Bank of America spokeswoman Betty Riess says the bank looks at factors including "an individual's performance with us as well as external credit risk indicators" in deciding whether to raise rates. Consumers could see higher rates if they pay late or go over their credit limit twice in 12 months, she notes.
That's a statement from Bank of America on why your interest rate might be raised on your credit card. Small problem is that on the two accounts I have with Bank of America I've never been later EVER.
This comment about legislation under consideration in the House:
The American Bankers Association trade group, which represents the biggest credit card issuers, said it is concerned the House bill could reduce the availability of consumer credit and make it more expensive.
Let see raising rates by 50 to 100 percent or more isn't going to make things more expensive for consumers. You can read more about this from the Washington Post and USA Today. But of course it's not that they're raising rates across the board they use the wonderful euphemism of "reassess credit card risk." If that were indeed the case, then in some cases wouldn't people's rates be going down. But you don't hear about that at all.

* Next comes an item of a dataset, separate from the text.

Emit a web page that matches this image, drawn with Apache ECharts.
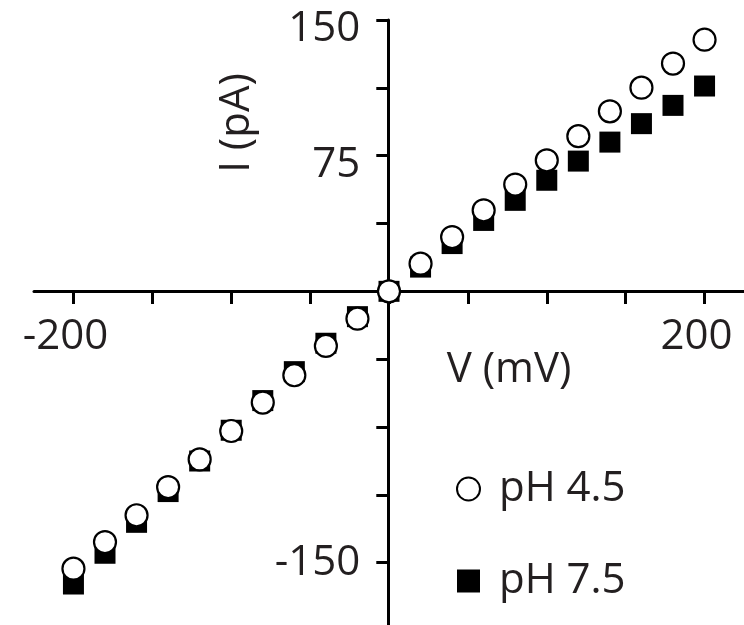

The rates consumers pay on credit cards are tied to their risk, issuers say. If issuers can't raise rates on the consumers who become riskier, they'll have to pass along the costs to everyone, they say.
Adam Levitin, a law professor at Georgetown University, believes these arguments are "pure scare tactics."
"If bank rates go up after these regulations, it will not be because of the regulations, but because the banks see it as an opportunity to raise prices," Levitin says.
As far as I can see, they are passing the rates on to everyone. There is no reason to believe that all of a sudden this many people are at risk. The Banks see this as an opportunity to recoup their losses from all the bad loans they made.
The legislation going through Congress is way over due.